While Gebeya has gotten funding for its previous iterations, it has yet to raise funding for its AI ambitions. But besides raising funds, Daffe has a number of competitive advantages that are unique to Africa.
Dala is built for a mobile-first continent, integrated with WhatsApp and Telegram and designed to support multiple African languages because, in Daffe’s words.
“Those big companies don’t have time to solve what I just described.”
Daffe also said that there are still people on the continent who do not have access to AI tools yet, and Dala is well-positioned to be their first contact with the technology.
Building AI for Africa
Like many AI startups, Dala relies on existing foundational models by massive AI labs. However, it added a unique twist through something Daffe calls an orchestrator.
An orchestrator is a system layer that intelligently routes each user prompt to the most suitable underlying AI model.
“Gemini may not be the right tool, OpenAI may not be the right tool. The orchestrator picks which one it wants.”
The orchestrator is only one layer of what Gebeya is building. While Dala currently routes prompts across existing foundational models, Amadou Daffe says the bigger ambition is to move beyond depending entirely on external providers and eventually develop a context-specific language model of its own.
“But we have an appetite right now to build our own models because what we are doing is so specific.”
Rather than attempting to compete with massive, general-purpose systems, Gebeya is aiming for a smaller, focused model trained on its own user behaviour and use cases across products like Dala and Jetume.
“I’m not aspiring to build a large language model. I’m aspiring to either build a context language model — meaning very specific to an area — or a small language model.”
That ambition is where its relationship with Cassava Technologies comes in. Cassava operates data centres and fibre infrastructure across Africa, and as Gebeya gathers more user data and prepares to train its own models, it will need GPU-ready infrastructure on the continent — especially in markets where governments may require local data residency.
“If I wanted to launch the language model, or even an agent that’s very specific to data control in a given country, I’ll sign a lease with them to run my application and my language model there.”
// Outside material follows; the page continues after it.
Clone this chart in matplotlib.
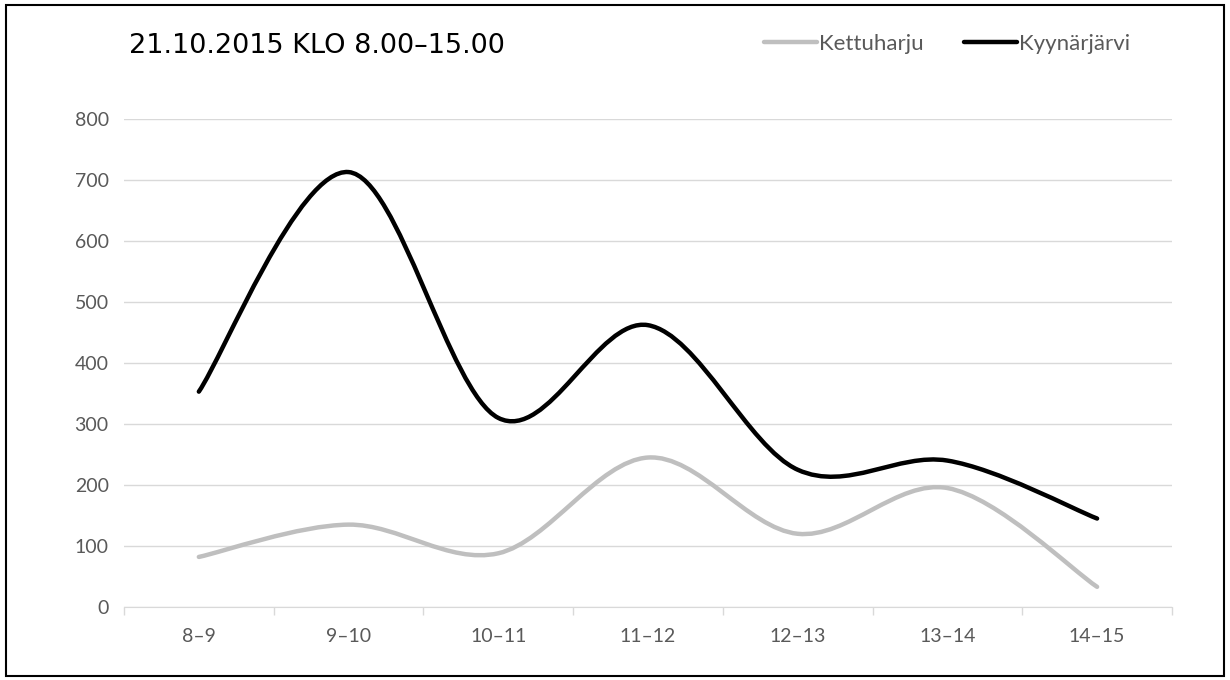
import matplotlib
matplotlib.use('Agg')
import matplotlib.pyplot as plt
from matplotlib.path import Path
from matplotlib.patches import PathPatch, Rectangle
from matplotlib.lines import Line2D
import numpy as np

categories = ['8–9', '9–10', '10–11', '11–12', '12–13', '13–14', '14–15']
kettuharju = [82, 135, 88, 245, 120, 195, 33]
kyynarjarvi = [353, 713, 310, 462, 225, 240, 145]
yticks = [0, 100, 200, 300, 400, 500, 600, 700, 800]
title = '21.10.2015 KLO 8.00–15.00'

label_color = '#595959'


# smooth line like Excel: bezier segments through the points
def smooth_path(ys):
    xs = np.arange(len(ys), dtype=float)
    pts = np.column_stack([xs, np.array(ys, dtype=float)])
    n = len(pts)
    verts = [pts[0]]
    codes = [Path.MOVETO]
    for i in range(n - 1):
        p0 = pts[i - 1] if i > 0 else pts[i]
        p1 = pts[i]
        p2 = pts[i + 1]
        p3 = pts[i + 2] if i + 2 < n else pts[i + 1]
        c1 = p1 + (p2 - p0) / 6
        c2 = p2 - (p3 - p1) / 6
        verts += [c1, c2, p2]
        codes += [Path.CURVE4] * 3
    return Path(verts, codes)


fig = plt.figure(figsize=(12.3, 6.8), dpi=100)
ax = fig.add_axes([0.1008, 0.1074, 0.852, 0.7176])

series = [(kettuharju, '#BFBFBF', 'Kettuharju'), (kyynarjarvi, '#000000', 'Kyynärjärvi')]
for ys, color, name in series:
    patch = PathPatch(smooth_path(ys), facecolor='none', edgecolor=color,
                      lw=3.2, capstyle='round', joinstyle='round', zorder=3)
    ax.add_patch(patch)

ax.set_xlim(-0.5, len(categories) - 0.5)
ax.set_ylim(0, 800)
ax.set_yticks(yticks)
ax.set_yticklabels([str(v) for v in yticks], color=label_color, fontsize=14,
                   family='Lato')
ax.set_xticks(range(len(categories)))
ax.set_xticklabels(categories, color=label_color, fontsize=14, family='Lato')
ax.tick_params(axis='x', length=0, pad=15)
ax.tick_params(axis='y', length=0, pad=11)
# category boundary ticks
ax.set_xticks(np.arange(-0.5, len(categories)), minor=True)
ax.tick_params(axis='x', which='minor', length=6, color='#D9D9D9', width=1)

ax.grid(axis='y', color='#D9D9D9', lw=1)
ax.set_axisbelow(True)
for s in ['top', 'right', 'left']:
    ax.spines[s].set_visible(False)
ax.spines['bottom'].set_color('#D9D9D9')

fig.text(0.105, 0.933, title, fontsize=19.5, color='black', va='center', ha='left',
         family='DejaVu Sans')

handles = [Line2D([], [], color=c, lw=3.2, solid_capstyle='round') for _, c, _ in series]
fig.legend(handles, [n for _, _, n in series], loc='center', bbox_to_anchor=(0.770, 0.935),
           ncol=2, frameon=False, labelcolor=label_color,
           handlelength=2.4, handletextpad=0.08, columnspacing=1.8,
           prop={'family': 'Lato', 'size': 16})

fig.patches.append(Rectangle((0.005, 0.006), 0.99, 0.987, transform=fig.transFigure,
                             fill=False, edgecolor='black', lw=1.5))

fig.savefig('out.png', dpi=100)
In other words, Cassava provides the physical infrastructure layer — data centres and GPUs — that would allow Gebeya to train and deploy its own contextual model within Africa rather than relying entirely on foreign cloud environments.
Challenges of building AI in Africa
Because Dala relies on foundational models from companies like OpenAI and Google, Gebeya must constantly manage issues such as hallucinations, shifting APIs, and cost per prompt.
“Some of my engineers are stuck because this is something new. We could have moved much faster if I were able to unlock these issues that this agentic thing does.”
Beyond technical bottlenecks lies the harder problem of scale. Dala has grown quickly, but Daffe knows that in AI, speed determines survival. For him, the race is not just about product quality but about distribution, working capital, and becoming the loudest voice explaining AI’s possibilities to an African audience.
Yet Daffe frames the moment less as a threat and more as an inflexion point. He believes Africa’s young, mobile-first population gives it an opportunity to leapfrog — not just in coding, but in what he calls “vibing everything,” from music to games to full digital products.